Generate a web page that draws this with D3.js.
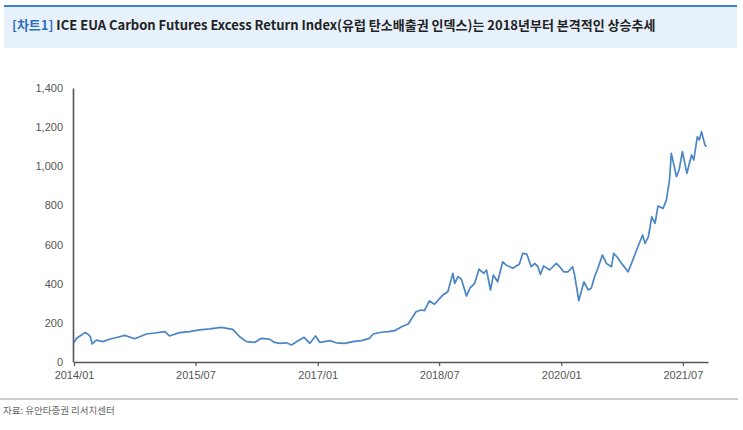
<!DOCTYPE html>
<html>
<head>
<meta charset="utf-8">
<script src="https://cdn.jsdelivr.net/npm/d3@7"></script>
<style>
  body { margin: 0; background: #fff; }
  svg { display: block; }
</style>
</head>
<body>
<div id="chart"></div>
<script>
const width = 743;
const height = 430;

// data
const dates = [
    "2014-01-01", "2014-01-13", "2014-02-19", "2014-03-04", "2014-03-15", "2014-03-24", "2014-04-11",
    "2014-05-10", "2014-06-10", "2014-07-25", "2014-08-17", "2014-10-01", "2014-11-23", "2014-12-22",
    "2015-02-14", "2015-03-06", "2015-04-20", "2015-06-04", "2015-07-19", "2015-09-03", "2015-10-25",
    "2015-12-16", "2016-01-16", "2016-02-16", "2016-03-23", "2016-04-22", "2016-05-29", "2016-06-21",
    "2016-07-14", "2016-08-13", "2016-09-05", "2016-10-05", "2016-11-01", "2016-11-26", "2016-12-22",
    "2017-01-11", "2017-02-25", "2017-03-25", "2017-05-02", "2017-06-08", "2017-07-16", "2017-08-22",
    "2017-09-07", "2017-10-14", "2017-11-14", "2017-12-13", "2018-01-13", "2018-02-12", "2018-03-19",
    "2018-04-11", "2018-04-26", "2018-05-18", "2018-06-10", "2018-07-17", "2018-08-09", "2018-09-01",
    "2018-09-09", "2018-09-24", "2018-10-09", "2018-11-01", "2018-11-16", "2018-12-08", "2018-12-27",
    "2019-01-18", "2019-01-30", "2019-02-17", "2019-03-02", "2019-03-21", "2019-04-13", "2019-04-28",
    "2019-05-28", "2019-06-27", "2019-07-12", "2019-07-30", "2019-08-19", "2019-09-04", "2019-09-18",
    "2019-09-29", "2019-10-14", "2019-11-10", "2019-12-10", "2019-12-25", "2020-01-12", "2020-02-01",
    "2020-02-21", "2020-03-01", "2020-03-20", "2020-04-12", "2020-05-01", "2020-05-15", "2020-05-30",
    "2020-06-14", "2020-07-04", "2020-07-22", "2020-08-14", "2020-08-24", "2020-09-09", "2020-09-28",
    "2020-10-28", "2020-11-12", "2020-12-05", "2021-01-01", "2021-01-12", "2021-01-27", "2021-02-11",
    "2021-02-26", "2021-03-11", "2021-04-03", "2021-04-18", "2021-05-02", "2021-05-10", "2021-06-02",
    "2021-06-14", "2021-06-29", "2021-07-19", "2021-08-09", "2021-08-19", "2021-09-04", "2021-09-13",
    "2021-09-23", "2021-10-08", "2021-10-15"
];
const values = [
    100, 121, 150, 143, 130, 92, 112,
    104, 116, 129, 136, 119, 143, 147,
    155, 133, 150, 155, 164, 169, 177,
    167, 129, 104, 100, 121, 117, 100,
    95, 98, 87, 109, 126, 95, 133,
    100, 109, 98, 95, 104, 109, 121,
    143, 152, 155, 160, 180, 194, 257,
    266, 262, 312, 295, 342, 359, 453,
    402, 436, 423, 337, 377, 402, 474,
    453, 470, 368, 445, 410, 512, 496,
    479, 501, 555, 552, 487, 504, 487,
    448, 491, 470, 504, 487, 461, 461,
    487, 445, 313, 410, 368, 377, 436,
    479, 547, 504, 487, 555, 535, 504,
    461, 504, 572, 649, 606, 640, 742,
    709, 797, 785, 828, 930, 1066, 947,
    981, 1075, 964, 1058, 1032, 1151, 1134,
    1177, 1109, 1100
];
const xTicks = ["2014-01-01", "2015-07-01", "2017-01-01", "2018-07-01", "2020-01-01", "2021-07-01"];
const yTicks = [0, 200, 400, 600, 800, 1000, 1200, 1400];

const titleTag = "[차트1]";
const titleText = " ICE EUA Carbon Futures Excess Return Index(유럽 탄소배출권 인덱스)는 2018년부터 본격적인 상승추세";
const sourceText = "자료: 유안타증권 리서치센터";

const parseDate = d3.timeParse("%Y-%m-%d");
const series = dates.map((d, i) => ({ date: parseDate(d), value: values[i] }));

const svg = d3.select("#chart")
    .append("svg")
    .attr("width", width)
    .attr("height", height);

// title banner
svg.append("rect")
    .attr("x", 4).attr("y", 6)
    .attr("width", 733).attr("height", 42)
    .attr("fill", "#e7f1fc");
svg.append("rect")
    .attr("x", 4).attr("y", 5)
    .attr("width", 733).attr("height", 2)
    .attr("fill", "#3f7ec9");

const title = svg.append("text")
    .attr("x", 12).attr("y", 30)
    .style("font-family", "'Noto Sans CJK KR', 'Noto Sans', sans-serif")
    .style("font-weight", "bold")
    .style("font-size", "13px");
title.append("tspan").attr("fill", "#2f6fc0").text(titleTag);
title.append("tspan").attr("fill", "#222").text(titleText);

const x = d3.scaleTime()
    .domain([parseDate("2014-01-01"), parseDate("2021-10-22")])
    .range([74, 708]);

const y = d3.scaleLinear()
    .domain([0, 1400])
    .range([362, 88]);

const axisFont = "'Liberation Sans', Arial, sans-serif";

// x axis
const xAxis = svg.append("g")
    .attr("transform", "translate(0,362)")
    .call(d3.axisBottom(x)
        .tickValues(xTicks.map(parseDate))
        .tickSize(4)
        .tickSizeOuter(0)
        .tickFormat(d3.timeFormat("%Y/%m")));
xAxis.select(".domain").attr("stroke", "#555").attr("stroke-width", 1.6);
xAxis.selectAll(".tick line").attr("stroke", "#555").attr("stroke-width", 1.2);
xAxis.selectAll("text")
    .attr("dy", "0.95em")
    .attr("fill", "#555")
    .style("font-family", axisFont)
    .style("font-size", "11px");

// y axis
const yAxis = svg.append("g")
    .attr("transform", "translate(73,0)")
    .call(d3.axisLeft(y)
        .tickValues(yTicks)
        .tickSize(0)
        .tickPadding(10)
        .tickFormat(d3.format(",")));
yAxis.select(".domain").attr("stroke", "#555").attr("stroke-width", 1.6);
yAxis.selectAll("text")
    .attr("fill", "#555")
    .style("font-family", axisFont)
    .style("font-size", "11px");

// the index line
const line = d3.line()
    .x(d => x(d.date))
    .y(d => y(d.value));

svg.append("path")
    .datum(series)
    .attr("fill", "none")
    .attr("stroke", "#4a86c6")
    .attr("stroke-width", 1.7)
    .attr("stroke-linejoin", "round")
    .attr("d", line);

// source note
svg.append("line")
    .attr("x1", 0).attr("x2", 738)
    .attr("y1", 399).attr("y2", 399)
    .attr("stroke", "#999")
    .attr("stroke-width", 1);
svg.append("text")
    .attr("x", 3).attr("y", 414)
    .attr("fill", "#666")
    .style("font-family", "'Noto Sans CJK KR', sans-serif")
    .style("font-size", "9.5px")
    .text(sourceText);
</script>
</body>
</html>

──────

Task objective:
Copy each line in full and exactly, omitting any picture.

Reply:
Generate a web page that draws this with D3.js.
<!DOCTYPE html>
<html>
<head>
<meta charset="utf-8">
<script src="https://cdn.jsdelivr.net/npm/d3@7"></script>
<style>
  body { margin: 0; background: #fff; }
  svg { display: block; }
</style>
</head>
<body>
<div id="chart"></div>
<script>
const width = 743;
const height = 430;

// data
const dates = [
    "2014-01-01", "2014-01-13", "2014-02-19", "2014-03-04", "2014-03-15", "2014-03-24", "2014-04-11",
    "2014-05-10", "2014-06-10", "2014-07-25", "2014-08-17", "2014-10-01", "2014-11-23", "2014-12-22",
    "2015-02-14", "2015-03-06", "2015-04-20", "2015-06-04", "2015-07-19", "2015-09-03", "2015-10-25",
    "2015-12-16", "2016-01-16", "2016-02-16", "2016-03-23", "2016-04-22", "2016-05-29", "2016-06-21",
    "2016-07-14", "2016-08-13", "2016-09-05", "2016-10-05", "2016-11-01", "2016-11-26", "2016-12-22",
    "2017-01-11", "2017-02-25", "2017-03-25", "2017-05-02", "2017-06-08", "2017-07-16", "2017-08-22",
    "2017-09-07", "2017-10-14", "2017-11-14", "2017-12-13", "2018-01-13", "2018-02-12", "2018-03-19",
    "2018-04-11", "2018-04-26", "2018-05-18", "2018-06-10", "2018-07-17", "2018-08-09", "2018-09-01",
    "2018-09-09", "2018-09-24", "2018-10-09", "2018-11-01", "2018-11-16", "2018-12-08", "2018-12-27",
    "2019-01-18", "2019-01-30", "2019-02-17", "2019-03-02", "2019-03-21", "2019-04-13", "2019-04-28",
    "2019-05-28", "2019-06-27", "2019-07-12", "2019-07-30", "2019-08-19", "2019-09-04", "2019-09-18",
    "2019-09-29", "2019-10-14", "2019-11-10", "2019-12-10", "2019-12-25", "2020-01-12", "2020-02-01",
    "2020-02-21", "2020-03-01", "2020-03-20", "2020-04-12", "2020-05-01", "2020-05-15", "2020-05-30",
    "2020-06-14", "2020-07-04", "2020-07-22", "2020-08-14", "2020-08-24", "2020-09-09", "2020-09-28",
    "2020-10-28", "2020-11-12", "2020-12-05", "2021-01-01", "2021-01-12", "2021-01-27", "2021-02-11",
    "2021-02-26", "2021-03-11", "2021-04-03", "2021-04-18", "2021-05-02", "2021-05-10", "2021-06-02",
    "2021-06-14", "2021-06-29", "2021-07-19", "2021-08-09", "2021-08-19", "2021-09-04", "2021-09-13",
    "2021-09-23", "2021-10-08", "2021-10-15"
];
const values = [
    100, 121, 150, 143, 130, 92, 112,
    104, 116, 129, 136, 119, 143, 147,
    155, 133, 150, 155, 164, 169, 177,
    167, 129, 104, 100, 121, 117, 100,
    95, 98, 87, 109, 126, 95, 133,
    100, 109, 98, 95, 104, 109, 121,
    143, 152, 155, 160, 180, 194, 257,
    266, 262, 312, 295, 342, 359, 453,
    402, 436, 423, 337, 377, 402, 474,
    453, 470, 368, 445, 410, 512, 496,
    479, 501, 555, 552, 487, 504, 487,
    448, 491, 470, 504, 487, 461, 461,
    487, 445, 313, 410, 368, 377, 436,
    479, 547, 504, 487, 555, 535, 504,
    461, 504, 572, 649, 606, 640, 742,
    709, 797, 785, 828, 930, 1066, 947,
    981, 1075, 964, 1058, 1032, 1151, 1134,
    1177, 1109, 1100
];
const xTicks = ["2014-01-01", "2015-07-01", "2017-01-01", "2018-07-01", "2020-01-01", "2021-07-01"];
const yTicks = [0, 200, 400, 600, 800, 1000, 1200, 1400];

const titleTag = "[차트1]";
const titleText = " ICE EUA Carbon Futures Excess Return Index(유럽 탄소배출권 인덱스)는 2018년부터 본격적인 상승추세";
const sourceText = "자료: 유안타증권 리서치센터";

const parseDate = d3.timeParse("%Y-%m-%d");
const series = dates.map((d, i) => ({ date: parseDate(d), value: values[i] }));

const svg = d3.select("#chart")
    .append("svg")
    .attr("width", width)
    .attr("height", height);

// title banner
svg.append("rect")
    .attr("x", 4).attr("y", 6)
    .attr("width", 733).attr("height", 42)
    .attr("fill", "#e7f1fc");
svg.append("rect")
    .attr("x", 4).attr("y", 5)
    .attr("width", 733).attr("height", 2)
    .attr("fill", "#3f7ec9");

const title = svg.append("text")
    .attr("x", 12).attr("y", 30)
    .style("font-family", "'Noto Sans CJK KR', 'Noto Sans', sans-serif")
    .style("font-weight", "bold")
    .style("font-size", "13px");
title.append("tspan").attr("fill", "#2f6fc0").text(titleTag);
title.append("tspan").attr("fill", "#222").text(titleText);

const x = d3.scaleTime()
    .domain([parseDate("2014-01-01"), parseDate("2021-10-22")])
    .range([74, 708]);

const y = d3.scaleLinear()
    .domain([0, 1400])
    .range([362, 88]);

const axisFont = "'Liberation Sans', Arial, sans-serif";

// x axis
const xAxis = svg.append("g")
    .attr("transform", "translate(0,362)")
    .call(d3.axisBottom(x)
        .tickValues(xTicks.map(parseDate))
        .tickSize(4)
        .tickSizeOuter(0)
        .tickFormat(d3.timeFormat("%Y/%m")));
xAxis.select(".domain").attr("stroke", "#555").attr("stroke-width", 1.6);
xAxis.selectAll(".tick line").attr("stroke", "#555").attr("stroke-width", 1.2);
xAxis.selectAll("text")
    .attr("dy", "0.95em")
    .attr("fill", "#555")
    .style("font-family", axisFont)
    .style("font-size", "11px");

// y axis
const yAxis = svg.append("g")
    .attr("transform", "translate(73,0)")
    .call(d3.axisLeft(y)
        .tickValues(yTicks)
        .tickSize(0)
        .tickPadding(10)
        .tickFormat(d3.format(",")));
yAxis.select(".domain").attr("stroke", "#555").attr("stroke-width", 1.6);
yAxis.selectAll("text")
    .attr("fill", "#555")
    .style("font-family", axisFont)
    .style("font-size", "11px");

// the index line
const line = d3.line()
    .x(d => x(d.date))
    .y(d => y(d.value));

svg.append("path")
    .datum(series)
    .attr("fill", "none")
    .attr("stroke", "#4a86c6")
    .attr("stroke-width", 1.7)
    .attr("stroke-linejoin", "round")
    .attr("d", line);

// source note
svg.append("line")
    .attr("x1", 0).attr("x2", 738)
    .attr("y1", 399).attr("y2", 399)
    .attr("stroke", "#999")
    .attr("stroke-width", 1);
svg.append("text")
    .attr("x", 3).attr("y", 414)
    .attr("fill", "#666")
    .style("font-family", "'Noto Sans CJK KR', sans-serif")
    .style("font-size", "9.5px")
    .text(sourceText);
</script>
</body>
</html>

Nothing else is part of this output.